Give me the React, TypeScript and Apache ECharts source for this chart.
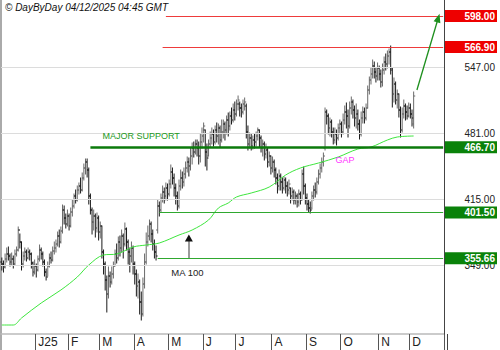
import React, { useEffect, useRef } from 'react';
import * as echarts from 'echarts';

const FONT = "'Liberation Sans', Arial, sans-serif";

// month ticks (trading-day index of first session) and labels
const monthStarts = [21, 41, 60, 81, 102, 123, 143, 165, 186, 207, 230, 249];
const monthLabels = ['J25', 'F', 'M', 'A', 'M', 'J', 'J', 'A', 'S', 'O', 'N', 'D'];
const categoryCount = 270;

const opens = [
  352,350,347,355,360,358,352,355,350,360,
  364,384,372,350,358,362,356,362,360,351,
  342,348,344,355,364,360,352,342,337,348,
  356,354,363,366,370,378,372,383,404,396,
  390,398,388,402,408,418,414,424,428,424,
  436,446,452,444,418,404,392,398,386,396,
  382,388,362,350,334,320,338,332,340,348,
  360,356,372,366,378,370,385,372,362,358,
  366,350,340,328,332,312,300,330,352,372,
  378,390,380,370,362,384,408,404,416,422,
  418,426,420,430,442,436,426,418,408,428,
  436,432,440,446,452,448,458,466,462,470,
  466,458,472,478,484,462,458,470,476,480,
  472,484,478,486,474,482,490,484,494,488,
  498,494,504,500,510,510,506,502,510,508,
  482,470,476,468,474,472,478,484,476,466,
  470,460,464,452,458,446,452,444,436,428,
  438,432,426,434,428,424,426,418,422,414,
  418,412,420,414,440,428,416,410,406,406,
  418,424,422,432,440,446,452,466,502,498,
  486,492,482,474,480,476,486,490,482,494,
  502,498,488,506,512,504,496,500,490,480,
  496,502,496,506,524,534,540,548,542,538,
  546,540,532,544,552,550,558,562,544,520,
  530,514,520,504,484,500,508,502,498,506,
  500,490,
];
const highs = [
  356,353,360,366,367,360,361,358,364,367,
  387,380,372,362,366,364,366,364,361,352,
  354,350,358,369,366,362,354,345,352,360,
  362,367,372,374,382,384,387,409,408,400,
  404,400,406,414,420,424,428,431,436,441,
  450,455,455,446,420,406,404,400,401,398,
  392,388,364,352,338,347,342,347,352,364,
  370,377,378,384,380,391,386,374,366,372,
  368,352,344,340,334,322,336,360,381,388,
  394,392,384,374,368,414,412,420,428,426,
  431,430,434,449,446,440,430,422,434,444,
  442,446,452,457,456,466,471,472,474,474,
  472,480,486,491,484,470,474,482,486,484,
  488,491,490,488,494,494,492,498,501,502,
  506,510,512,514,518,512,510,514,516,510,
  488,481,480,478,480,482,486,484,478,474,
  472,470,466,462,458,457,454,446,440,444,
  440,436,437,436,432,434,426,426,424,422,
  420,424,422,444,447,430,420,414,412,422,
  428,431,436,444,450,456,461,506,504,500,
  496,494,486,486,484,490,494,492,500,508,
  511,504,512,517,514,508,510,504,494,502,
  507,506,510,528,537,546,554,552,546,551,
  548,544,550,557,560,563,565,568,546,536,
  532,524,520,507,506,514,510,508,511,510,
  504,522,
];
const lows = [
  344,342,346,352,354,348,349,346,349,358,
  363,366,344,347,354,353,355,354,346,338,
  340,337,343,353,355,348,338,334,338,347,
  351,353,360,362,368,367,371,381,390,386,
  388,384,387,398,406,411,413,420,421,423,
  434,440,437,410,400,380,384,377,382,374,
  376,356,340,324,302,316,327,330,336,348,
  351,354,358,362,356,368,364,350,342,352,
  340,330,318,316,300,294,298,326,350,368,
  374,372,364,356,354,381,398,402,412,411,
  414,414,418,426,430,418,410,404,406,424,
  426,428,436,442,438,444,450,457,460,458,
  450,452,466,472,448,444,458,467,470,468,
  470,472,470,467,472,476,474,480,478,484,
  490,492,494,498,504,498,497,500,504,476,
  464,466,464,465,466,468,474,467,462,458,
  454,456,447,448,440,442,437,430,421,424,
  424,421,424,421,418,420,411,414,410,410,
  407,408,410,414,420,410,404,402,401,405,
  414,417,420,430,436,442,448,464,490,480,
  478,477,470,471,469,474,480,477,480,490,
  486,477,486,500,496,488,486,484,475,478,
  491,491,494,506,520,530,536,536,532,534,
  534,527,528,540,544,546,550,540,507,512,
  510,506,497,477,482,496,494,495,497,496,
  488,486,
];
const closes = [
  350,347,355,360,358,352,355,350,360,364,
  384,372,350,358,362,356,362,360,351,342,
  348,344,355,364,360,352,342,337,348,356,
  354,363,366,370,378,372,383,404,396,390,
  398,388,402,408,418,414,424,428,424,436,
  446,452,444,418,404,392,398,386,396,382,
  388,362,350,334,320,338,332,340,348,360,
  356,372,366,378,370,385,372,362,358,366,
  350,340,328,332,312,300,330,352,372,378,
  390,380,370,362,358,408,404,416,422,418,
  426,420,430,442,436,426,418,408,428,436,
  432,440,446,452,448,458,466,462,470,466,
  458,472,478,488,462,456,470,476,480,472,
  484,478,486,474,482,490,484,494,488,498,
  494,504,500,510,514,506,502,510,512,482,
  470,476,468,474,472,478,484,476,466,470,
  460,464,452,458,446,452,444,436,428,438,
  432,426,434,428,424,430,418,422,414,418,
  412,420,414,440,428,416,410,406,404,418,
  424,422,432,440,446,452,458,502,498,486,
  492,482,474,480,476,486,490,482,494,502,
  498,488,506,512,504,496,500,490,480,496,
  502,496,506,524,534,540,548,542,538,546,
  540,532,544,552,550,558,562,546,520,530,
  514,520,504,484,500,508,502,498,506,500,
  496,518,
];

// 100-day moving average, read at sample sessions
const maIdx = [0,7,12,24,36,46,53,62,70,80,88,96,108,116,126,132,138,143,152,163,173,182,193,205,217,225,235,241,251];
const maVal = [289,289,296,311,324,337,349,359,360,367,369,371,379,384,394,406,411,417,421,427,439,446,451,457,465,467,474,477,478];

// horizontal levels
const levelValues = [598, 566.9, 466.7, 401.5, 355.66];
const levelKinds = ['red', 'red', 'support', 'green', 'green'];
const levelStarts = [100, 98, 54, 96, 95];
const gridValues = [349, 415, 481, 547];

const LAST = categoryCount - 1;

const plainRich = { fontSize: 10, color: '#222', width: 48, align: 'right', padding: [0, 2, 0, 2], fontFamily: FONT };

function App() {
  const ref = useRef<HTMLDivElement>(null);
  useEffect(() => {
    const chart = echarts.init(ref.current!, null, { renderer: 'svg' });
    const categories = Array.from({ length: categoryCount }, (_, i) => String(i));
    const ohlc = opens.map((o, i) => [i, o, highs[i], lows[i], closes[i]]);
    const ma = maIdx.map((x, k) => [x, maVal[k]]);

    const levelLines = levelValues.map((v, k) => {
      const kind = levelKinds[k];
      const color = kind === 'red' ? '#ee3b3b' : kind === 'support' ? '#0b7a0b' : '#2fa82f';
      const width = kind === 'support' ? 2.5 : 1;
      return [
        { coord: [levelStarts[k], v], lineStyle: { color, width, type: 'solid' } },
        { coord: [LAST, v] },
      ];
    });

    // axis labels: the lowest gridline label is drawn under the 355.66 box
    const axisValues = [355.66, 401.5, 415, 466.7, 481, 547, 566.9, 598];

    const option: any = {
      animation: false,
      textStyle: { fontFamily: FONT },
      title: {
        text: '© DayByDay 04/12/2025 04:45 GMT',
        left: 3,
        top: 1,
        padding: [1, 2],
        textStyle: { fontFamily: FONT, fontStyle: 'italic', fontWeight: 'normal', fontSize: 10, color: '#111' },
      },
      grid: { left: 1, right: 53, top: 0, bottom: 16 },
      xAxis: {
        type: 'category',
        data: categories,
        boundaryGap: true,
        axisLine: { show: true, lineStyle: { color: '#bbb', width: 1.5 } },
        axisTick: {
          show: true,
          length: 16,
          interval: (i: number) => monthStarts.indexOf(i) >= 0,
          lineStyle: { color: '#555', width: 1 },
        },
        axisLabel: {
          interval: (i: number) => monthStarts.indexOf(i) >= 0,
          formatter: (v: string) => {
            const k = monthStarts.indexOf(Number(v));
            return k >= 0 ? monthLabels[k] : '';
          },
          align: 'left',
          padding: [0, 0, 0, 2],
          margin: 2,
          fontSize: 12,
          color: '#222',
          fontFamily: FONT,
        },
        splitLine: { show: false },
      },
      yAxis: {
        type: 'value',
        position: 'right',
        min: 280,
        max: 614,
        z: 5,
        axisLine: { show: true, lineStyle: { color: '#444', width: 1 } },
        axisTick: { show: false },
        splitLine: { show: false },
        axisLabel: {
          customValues: axisValues,
          margin: 1,
          formatter: (v: number) => {
            const txt = Number(v).toFixed(2);
            const k = levelValues.findIndex((x) => Math.abs(x - v) < 0.001);
            if (k < 0) return `{p|${txt}}`;
            return levelKinds[k] === 'red' ? `{r|${txt}}` : `{g|${txt}}`;
          },
          rich: {
            p: plainRich,
            r: { fontSize: 10, fontWeight: 'bold', color: '#fff', backgroundColor: '#ee0000', width: 48, align: 'right', padding: [1, 2, 1, 2], lineHeight: 10, fontFamily: FONT },
            g: { fontSize: 10, fontWeight: 'bold', color: '#fff', backgroundColor: '#0a820a', width: 48, align: 'right', padding: [1, 2, 1, 2], lineHeight: 10, fontFamily: FONT },
          },
        },
      },
      graphic: [
        { type: 'line', shape: { x1: 1, y1: 0, x2: 1, y2: 350 }, style: { stroke: '#aaa', lineWidth: 2 }, silent: true },
        { type: 'line', shape: { x1: 447.5, y1: 334, x2: 447.5, y2: 350 }, style: { stroke: '#444', lineWidth: 1 }, silent: true },
      ],
      series: [
        {
          type: 'line',
          name: 'grid',
          data: ma,
          showSymbol: false,
          silent: true,
          z: 1,
          lineStyle: { opacity: 0, width: 0 },
          markLine: {
            silent: true,
            symbol: ['none', 'none'],
            label: { show: false },
            lineStyle: { color: '#dcdcdc', width: 1, type: 'solid' },
            data: gridValues.map((v) =>
              axisValues.indexOf(v) >= 0
                ? { yAxis: v }
                : {
                    yAxis: v,
                    label: {
                      show: true,
                      position: 'end',
                      distance: 1,
                      formatter: '{p|' + v.toFixed(2) + '}',
                      rich: { p: plainRich },
                    },
                  }
            ),
          },
        },
        {
          type: 'custom',
          name: 'price',
          z: 2,
          silent: true,
          data: ohlc,
          encode: { x: 0, y: [1, 2, 3, 4] },
          renderItem: (params: any, api: any) => {
            const i = api.value(0);
            const o = api.value(1);
            const h = api.value(2);
            const l = api.value(3);
            const c = api.value(4);
            const pH = api.coord([i, h]);
            const pL = api.coord([i, l]);
            const pO = api.coord([i, o]);
            const pC = api.coord([i, c]);
            const x = pH[0];
            const color = c >= o ? '#6a6a6a' : '#1a1a1a';
            const style = { stroke: color, lineWidth: 1 };
            return {
              type: 'group',
              children: [
                { type: 'line', shape: { x1: x, y1: pH[1] - 0.5, x2: x, y2: pL[1] + 0.5 }, style },
                { type: 'line', shape: { x1: x - 1.6, y1: pO[1], x2: x, y2: pO[1] }, style },
                { type: 'line', shape: { x1: x, y1: pC[1], x2: x + 1.6, y2: pC[1] }, style },
              ],
            };
          },
        },
        {
          type: 'line',
          name: 'MA 100',
          data: ma,
          smooth: 0.35,
          showSymbol: false,
          silent: true,
          z: 3,
          lineStyle: { color: '#3ee63e', width: 1 },
        },
        {
          type: 'line',
          name: 'levels',
          data: ma,
          showSymbol: false,
          silent: true,
          z: 4,
          lineStyle: { opacity: 0, width: 0 },
          markLine: {
            silent: true,
            symbol: ['none', 'none'],
            label: { show: false },
            data: [
              ...levelLines,
              [
                { coord: [114, 356], lineStyle: { color: '#7a7a7a', width: 1.5, type: 'solid' } },
                { coord: [114, 374] },
              ],
              [
                { coord: [253, 524], symbol: 'none', lineStyle: { color: '#1d8f1d', width: 1.3, type: 'solid' } },
                { coord: [266, 596], symbol: 'triangle', symbolSize: [7, 9] },
              ],
            ],
          },
          markPoint: {
            silent: true,
            data: [
              {
                coord: [114, 376],
                symbol: 'triangle',
                symbolSize: [8, 7],
                itemStyle: { color: '#111' },
                label: { show: false },
              },
              {
                coord: [61.4, 478],
                symbol: 'circle',
                symbolSize: 1,
                itemStyle: { color: 'rgba(0,0,0,0)' },
                label: { show: true, position: 'right', distance: 0, formatter: 'MAJOR SUPPORT', color: '#229922', fontSize: 9, fontFamily: FONT },
              },
              {
                coord: [203, 454],
                symbol: 'circle',
                symbolSize: 1,
                itemStyle: { color: 'rgba(0,0,0,0)' },
                label: { show: true, position: 'right', distance: 0, formatter: 'GAP', color: '#ff33ff', fontSize: 9, fontFamily: FONT },
              },
              {
                coord: [102.6, 342],
                symbol: 'circle',
                symbolSize: 1,
                itemStyle: { color: 'rgba(0,0,0,0)' },
                label: { show: true, position: 'right', distance: 0, formatter: 'MA 100', color: '#222', fontSize: 9.5, fontFamily: FONT },
              },
            ],
          },
        },
      ],
    };
    chart.setOption(option);
    return () => chart.dispose();
  }, []);
  return (
    <div
      ref={ref}
      style={{ position: 'fixed', left: 0, top: 0, width: 500, height: 350, background: '#fff' }}
    />
  );
}

export default App;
★ ★ ★
▶ GOAL OF THE EXERCISE
Return only the lines running from the top of the data to the line that holds "const categoryCount = 270;". Include both of those lines, but skip the pictures.

▶ EXPECTED ANSWER
Give me the React, TypeScript and Apache ECharts source for this chart.
import React, { useEffect, useRef } from 'react';
import * as echarts from 'echarts';

const FONT = "'Liberation Sans', Arial, sans-serif";

// month ticks (trading-day index of first session) and labels
const monthStarts = [21, 41, 60, 81, 102, 123, 143, 165, 186, 207, 230, 249];
const monthLabels = ['J25', 'F', 'M', 'A', 'M', 'J', 'J', 'A', 'S', 'O', 'N', 'D'];
const categoryCount = 270;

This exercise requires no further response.